The Soo Line Railroad splits the sixth and seventh segments. The seventh segment begins at a cul-de-sac in Franklin Park. It runs for 0.90 mi en route to its terminus at Des Plaines River Road in River Grove.

The eighth segment of Fullerton Avenue runs from Maple Street in River Grove, intersecting Illinois Route 171 (1st Avenue) on its way to its east end at Illinois Route 43 (Harlem Avenue) in Elmwood Park. This section of Fullerton Avenue is 1.69 mi long.
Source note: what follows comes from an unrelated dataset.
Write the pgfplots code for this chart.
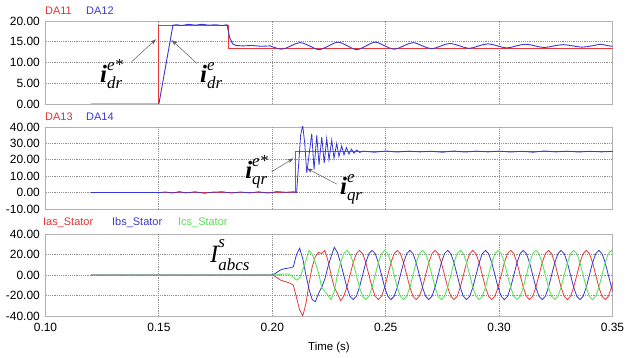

===Grand Avenue to Lake Shore Drive===
The ninth and final segment is the longest section of Fullerton Avenue, being 7.9 mi long. At Chicago's western border, the straight road at 2400N (which otherwise would be Fullerton) is instead signed as Grand Avenue, which runs from the city border at Harlem eastward to just west of Natchez Avenue, where it breaks the grid and becomes diagonal. Therefore, Fullerton's longest segment begins where Grand Avenue turns south. Fullerton, restored, continues due east, intersecting major streets, such as Illinois Route 50 (Cicero Avenue), Pulaski Road, Kedzie Avenue, Milwaukee Avenue, and Western Avenue. Just east of Western Avenue, Fullerton Avenue intersects Interstates 90 and 94 (Kennedy Expressway). East of the expressway, the road intersects Elston Avenue and then crosses the North Branch of the Chicago River. Further east, Fullerton Avenue intersects Sheffield Avenue. Continuing east, the road intersects Halsted Street and Lincoln Avenue at the same point. Next, the road intersects Clark Street. Finally, Fullerton Avenue (known as Fullerton Parkway from Halsted/Lincoln to its east end), ends at U.S. Route 41 (Lake Shore Drive) in Lincoln Park.

==Transportation==
Fullerton Avenue is primarily served by the 74 Fullerton bus route from Grand Avenue to Halsted Street. The bus route travels further west along Grand Avenue to a bus turnaround at Nordica Avenue.

The Red Line, Brown Line and Purple Line Express has a station at Sheffield Avenue. The Milwaukee District North Line's Healy station is at Fullerton Avenue and Pulaski Road.